5. Dankbarkeit für das eigene Leben und das wir hier in Frieden, Freiheit und viele von uns in 'Fülle' leben können. Ein Luxus, der nur wenigen Menschen auf unserem Planeten gegeben ist.
Interview: Tanja Seifert
Weitere Übungen für ein mentales Training:
Meditation und Yoga
Um mental gefestigt zu sein, bedarf es jede Menge Ruhe im Geist. Dies können Sie idealerweise beim Meditieren und Yoga erlernen.
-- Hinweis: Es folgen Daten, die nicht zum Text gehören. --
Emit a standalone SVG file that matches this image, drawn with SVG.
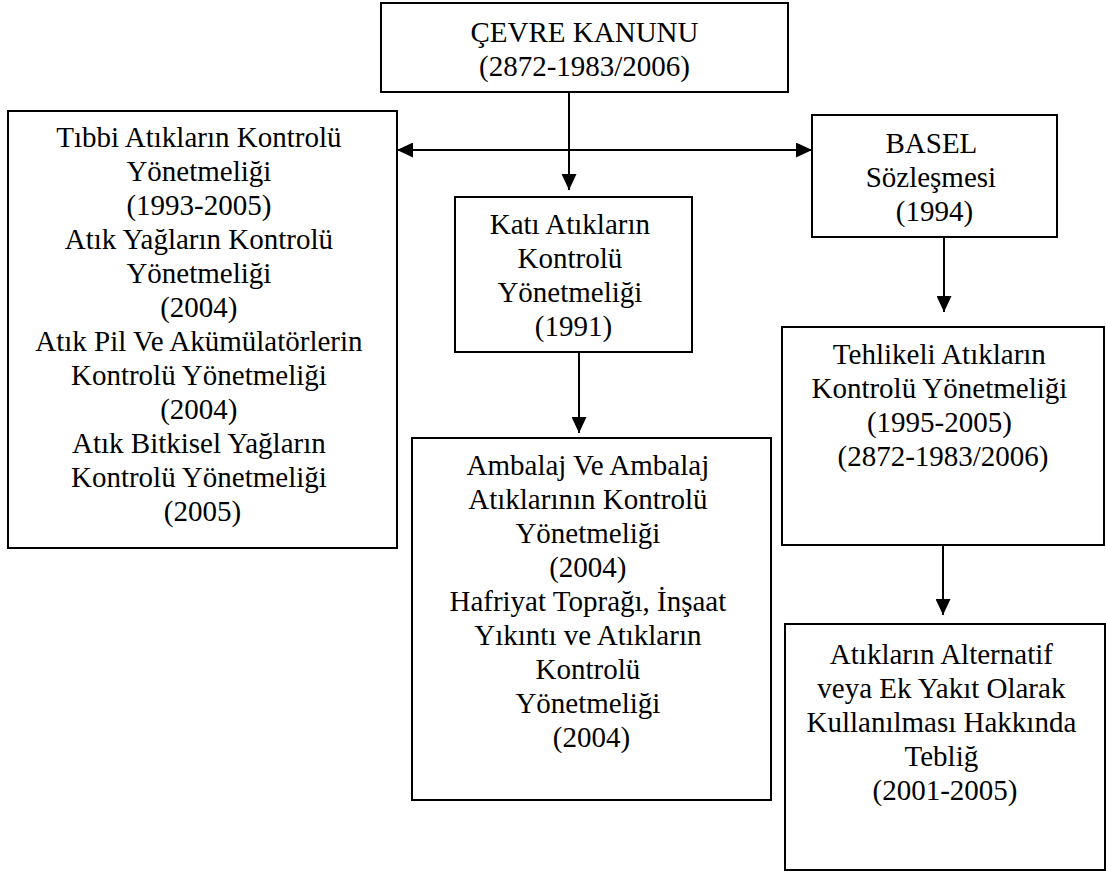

Sie nehmen bewusst das Hier und Jetzt wahr und erfahren verschiedene Entspannungsübungen.
Achtsamkeitsübungen
Einen wachen Geist trainieren Sie ebenfalls mit Achtsamkeitsübungen, bei denen Sie sich ganz gezielt auf eine bestimmte Sache konzentrieren. Nutzen Sie zum Beispiel alle Ihre Sinne, wenn Sie essen oder nehmen Sie beim Laufen genau wahr, wie sich Ihre Beine anfühlen oder wie Ihr Gang ist.